Die japanischen Limits seien ein echter Fortschritt, sagt Foodwatch-Sprecher Rücker, aber sie seien immer noch zu hoch. Ähnlich sieht es das Umweltinstitut München, das regelmäßig Lebensmittel auf Radioaktivität untersucht. "Unabhängige Experten raten zu Nahrung mit höchstens 30 bis 50 Becquerel pro Kilogramm Cäsium-Gesamtaktivität für Erwachsene und mit höchstens zehn bis 20 Becquerel pro Kilogramm für Kinder, stillende Mütter und Schwangere", heißt es in der "Waldproduktliste 2011" des Instituts.
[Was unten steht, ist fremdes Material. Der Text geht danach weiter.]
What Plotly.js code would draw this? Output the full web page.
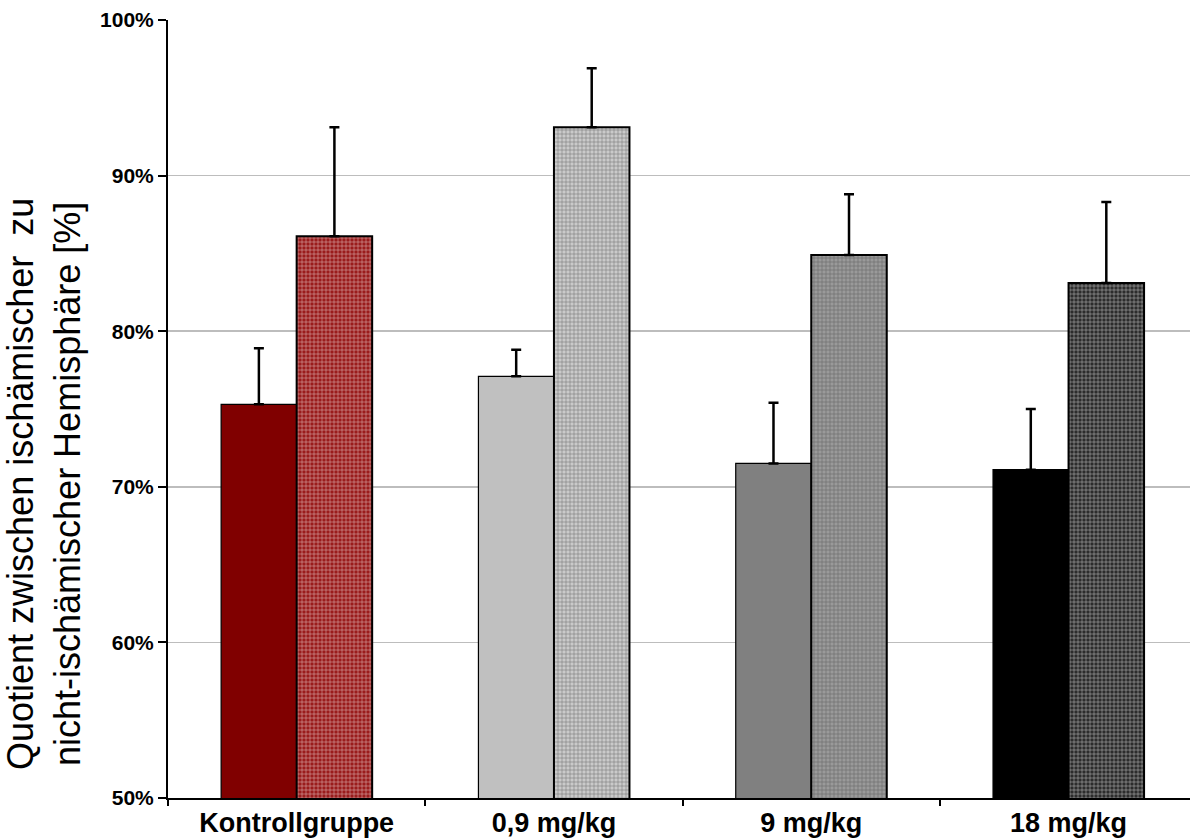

Die Liste zeigt, wo heute mit den größten Lebensmittelbelastungen zu rechnen ist: in Pilzen aus Regionen, die relativ stark mit dem atmosphärischem Cäsium-Niederschlag aus dem Tschernobyl-Reaktor belastet wurden. So fanden die Münchner Umweltforscher Maronenröhrlinge mit weit mehr als 600 Bq/kg - der Rekord lag bei 2505 Bq/kg in einer Probe aus Marktoberdorf. Auch Pfifferlinge und getrocknete Steinpilze aus der Steiermark (Österreich) überschritten den Grenzwert. Bei der überwiegenden Zahl der Pilze und bei allen getesteten Waldbeeren lag die Belastung dagegen deutlich unter 50 Bq/kg.
Die amtlichen Lebensmittelkontrolleure setzen bei Drittlandsimporten weiterhin den Schwerpunkt auf Waren aus der Ukraine, Weißrussland und Russland und nehmen zusätzlich dort Stichproben, wo ein Risiko vermutet wird. So testeten die Hamburger Lebensmittelkontrolleure 2010 acht Proben aus der Türkei. "Einige Regionen lagen 1986 in der Windrichtung von Tschernobyl. Wir untersuchen Pilze, Haselnüsse und Tee, weil sie Radioaktivität anreichern", sagt Sinje Lehmann vom Institut für Hygiene und Umwelt in Hamburg. Auch Grundnahrungsmittel werden getestet. Sie werden sehr viel gegessen, sodass sich eine Belastung stärker auswirken würde.
Hinsichtlich der Folgen des Reaktorunfalls von Fukushima gibt das Bundesamt für Strahlenschutz Entwarnung: Nahrungsmittelimporte aus Japan seien gering, Produkte aus der Region um Fukushima müssen, durch Messungen belegt, die japanischen Grenzwerte einhalten - und damit die strengsten Vorgaben, die es derzeit gibt.